Negli anni abbiamo avuto modo di parlare più volte della terribile piaga del caporalato: migliaia di persone, oggi in gran parte stranieri irregolari e senza documenti, sfruttate fino alla morte, senza alcun diritto, pagati poche lire dopo aver passato fino a 18 ore consecutive nei campi.
Una piaga che spesso si fa finta di non vedere, e proprio questo porta fino agli eccessi che la cronaca odierna ci racconta: lavoratori minacciati persino con le armi, per rendere di più.

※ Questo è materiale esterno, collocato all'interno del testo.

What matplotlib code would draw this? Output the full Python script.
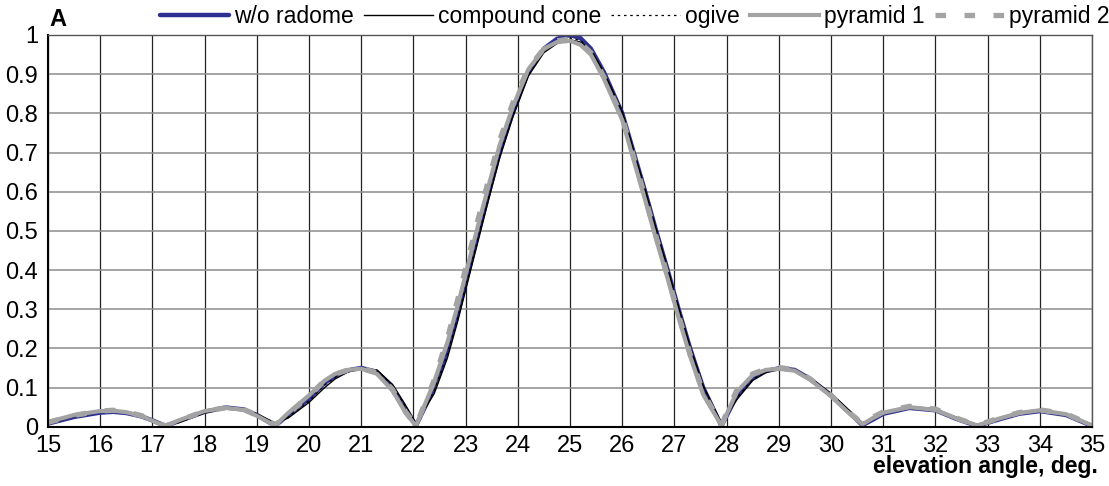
import matplotlib.pyplot as plt
plt.rc('font', family=['Liberation Sans', 'DejaVu Sans'], size=17)

# elevation angle grid, deg.
angle = [15, 15.5, 16, 16.25, 16.5, 16.8, 17, 17.25,
         17.5, 18, 18.4, 18.75, 19, 19.35, 19.6, 20,
         20.3, 20.5, 20.75, 21, 21.3, 21.6, 21.85, 22.05, 22.4,
         22.65, 22.85, 23.05, 23.25, 23.45, 23.65, 23.9, 24.2,
         24.5, 24.75, 25, 25.2, 25.4, 25.65, 26, 26.22, 26.44, 26.65,
         26.87, 27.08, 27.3, 27.55, 27.9, 28.2, 28.5, 28.75, 29,
         29.3, 29.6, 30, 30.3, 30.6, 30.8, 31, 31.5,
         32, 32.4, 32.8, 33.2, 33.6, 34, 34.5, 35]

no_radome = [0.008, 0.025, 0.036, 0.038, 0.035, 0.026, 0.016, 0.002,
             0.014, 0.038, 0.049, 0.044, 0.030, 0.002, 0.030, 0.072,
             0.112, 0.130, 0.144, 0.150, 0.140, 0.100, 0.045, 0.003, 0.100,
             0.195, 0.290, 0.395, 0.500, 0.600, 0.700, 0.800, 0.905,
             0.965, 0.990, 1.000, 0.992, 0.965, 0.905, 0.800, 0.700, 0.600, 0.500,
             0.400, 0.300, 0.200, 0.100, 0.002, 0.080, 0.125, 0.142, 0.149,
             0.145, 0.122, 0.080, 0.042, 0.004, 0.018, 0.033, 0.048,
             0.042, 0.020, 0.002, 0.018, 0.033, 0.040, 0.030, 0.002]

compound_cone = [0.010, 0.027, 0.038, 0.040, 0.037, 0.028, 0.018, 0.004,
                 0.010, 0.035, 0.046, 0.045, 0.033, 0.010, 0.022, 0.062,
                 0.100, 0.122, 0.140, 0.148, 0.145, 0.108, 0.055, 0.008, 0.085,
                 0.175, 0.270, 0.375, 0.480, 0.585, 0.685, 0.790, 0.895,
                 0.955, 0.978, 0.988, 0.982, 0.962, 0.905, 0.805, 0.705, 0.605, 0.505,
                 0.405, 0.305, 0.205, 0.105, 0.010, 0.070, 0.118, 0.138, 0.147,
                 0.146, 0.125, 0.085, 0.048, 0.010, 0.020, 0.035, 0.047,
                 0.043, 0.024, 0.005, 0.020, 0.035, 0.042, 0.033, 0.005]

ogive = [0.009, 0.026, 0.037, 0.039, 0.036, 0.027, 0.017, 0.003,
         0.012, 0.036, 0.047, 0.044, 0.031, 0.006, 0.025, 0.066,
         0.106, 0.126, 0.142, 0.149, 0.143, 0.104, 0.050, 0.005, 0.092,
         0.185, 0.280, 0.385, 0.490, 0.592, 0.692, 0.795, 0.900,
         0.960, 0.982, 0.992, 0.986, 0.963, 0.903, 0.802, 0.702, 0.602, 0.502,
         0.402, 0.302, 0.202, 0.102, 0.006, 0.075, 0.121, 0.140, 0.148,
         0.145, 0.123, 0.082, 0.045, 0.007, 0.019, 0.034, 0.048,
         0.042, 0.022, 0.003, 0.019, 0.034, 0.041, 0.031, 0.003]

pyramid1 = [0.012, 0.030, 0.040, 0.041, 0.037, 0.027, 0.015, 0.001,
            0.016, 0.040, 0.048, 0.043, 0.028, 0.003, 0.035, 0.080,
            0.118, 0.135, 0.145, 0.148, 0.135, 0.092, 0.035, 0.002, 0.115,
            0.215, 0.310, 0.415, 0.520, 0.620, 0.718, 0.815, 0.912,
            0.965, 0.982, 0.985, 0.975, 0.950, 0.888, 0.783, 0.680, 0.578, 0.478,
            0.378, 0.278, 0.180, 0.082, 0.003, 0.090, 0.132, 0.145, 0.148,
            0.143, 0.120, 0.078, 0.040, 0.006, 0.022, 0.036, 0.050,
            0.043, 0.021, 0.003, 0.020, 0.035, 0.042, 0.032, 0.003]

pyramid2 = [0.011, 0.029, 0.040, 0.042, 0.038, 0.028, 0.016, 0.002,
            0.015, 0.040, 0.048, 0.044, 0.029, 0.004, 0.033, 0.078,
            0.118, 0.134, 0.145, 0.149, 0.138, 0.095, 0.038, 0.003, 0.120,
            0.225, 0.325, 0.430, 0.535, 0.635, 0.730, 0.825, 0.915,
            0.965, 0.985, 0.990, 0.980, 0.955, 0.893, 0.790, 0.688, 0.585, 0.485,
            0.385, 0.285, 0.185, 0.088, 0.004, 0.095, 0.135, 0.147, 0.151,
            0.146, 0.122, 0.080, 0.042, 0.008, 0.024, 0.038, 0.052,
            0.045, 0.022, 0.004, 0.021, 0.036, 0.043, 0.033, 0.004]

x_ticks = list(range(15, 36))
y_ticks = [0, 0.1, 0.2, 0.3, 0.4, 0.5, 0.6, 0.7, 0.8, 0.9, 1]
y_labels = ['0', '0.1', '0.2', '0.3', '0.4', '0.5', '0.6', '0.7', '0.8', '0.9', '1']

fig = plt.figure(figsize=(11.09, 4.86), dpi=100)
ax = fig.add_axes([0.0433, 0.122, 0.9414, 0.806])

blue = '#2e3192'
gray = '#a3a3a3'
ax.plot(angle, no_radome, color=blue, lw=3.2, label='w/o radome',
        solid_capstyle='round', solid_joinstyle='round')
ax.plot(angle, compound_cone, color='black', lw=1.0, label='compound cone')
ax.plot(angle, ogive, color='black', lw=0.9, ls=(0, (2, 3)), label='ogive')
ax.plot(angle, pyramid1, color=gray, lw=3.0, label='pyramid 1', solid_joinstyle='round')
ax.plot(angle, pyramid2, color=gray, lw=3.8, ls=(0, (2, 3.5)), label='pyramid 2')

ax.set_xlim(15, 35)
ax.set_ylim(0, 1)
ax.set_xticks(x_ticks)
ax.set_yticks(y_ticks)
ax.set_yticklabels(y_labels)
ax.tick_params(length=0)
ax.tick_params(axis='x', pad=6)
ax.tick_params(axis='y', pad=7)

# vertical grid dark, horizontal grid gray
ax.grid(axis='x', color='#222222', lw=0.9)
ax.grid(axis='y', color='#8c8c8c', lw=1.1)
ax.set_axisbelow(True)
for s in ['left', 'bottom']:
    ax.spines[s].set_color('black')
    ax.spines[s].set_linewidth(1.5)
for s in ['top', 'right']:
    ax.spines[s].set_color('#555555')
    ax.spines[s].set_linewidth(1.0)

ax.legend(loc='center', bbox_to_anchor=(0.562, 1.046), ncol=5, frameon=False,
          fontsize=16.5, handlelength=3.0, handletextpad=0.22, columnspacing=0.45,
          borderpad=0, borderaxespad=0)

fig.text(0.045, 0.96, 'A', fontsize=17, fontweight='bold', va='center')
fig.text(0.99, 0.04, 'elevation angle, deg.', fontsize=16.5, fontweight='bold',
         ha='right', va='center')

fig.savefig('out.png')
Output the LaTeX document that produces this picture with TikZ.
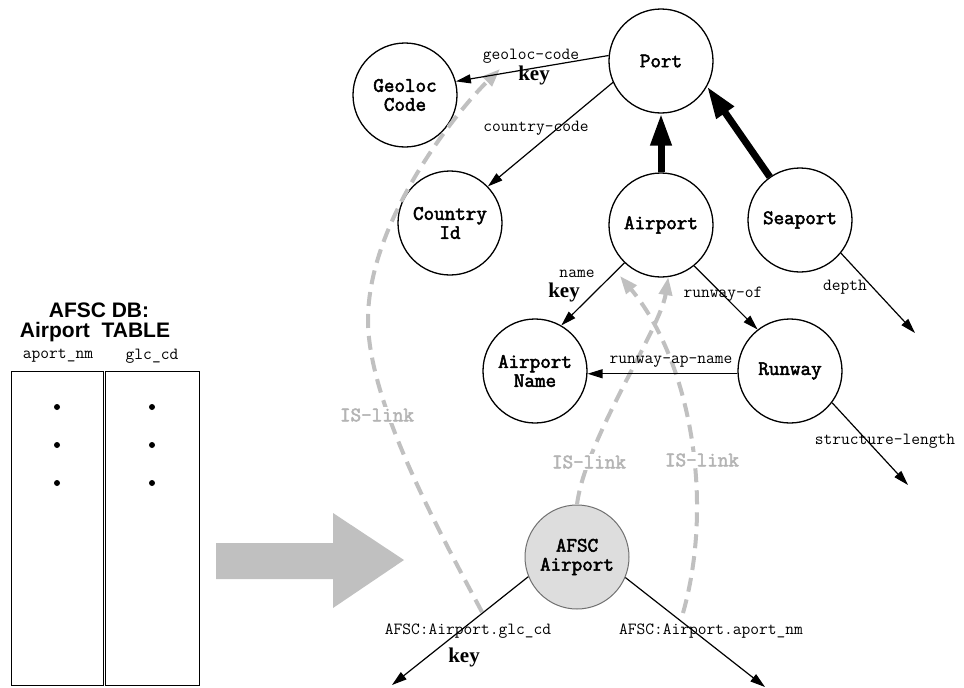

Incredibile ma vero: un uomo, un imprenditore agricolo, è stato arrestato dagli agenti del Commissariato di Terracina (Latina), perché sparava addirittura contro i suoi braccianti, per “spronarli”.
Secondo le indagini, i suoi lavoratori sono stati ripetutamente minacciati e aggrediti dal loro capo. All’ennesimo licenziamento di un operaio, si è presentato nell’alloggio dei braccianti sparando e puntando loro l’arma alla gola.
Negli anni, l’indagato avrebbe costretto braccianti agricoli di nazionalità indiana a lavorare in condizioni disumane, aiutato da alcuni caporali impegnati nella sorveglianza nei campi.
L’uomo ora sarà processato per sfruttamento del lavoro, minaccia aggravata con l’utilizzo di arma da fuoco (un fucile a pompa), lesioni personali, detenzione abusiva di munizionamento, omessa denuncia di materie esplodenti, avendo sottoposto manodopera (braccianti agricoli di nazionalità indiana) a condizioni lavorative degradanti nonché corrispondendo loro retribuzioni difformi dalla normativa vigente.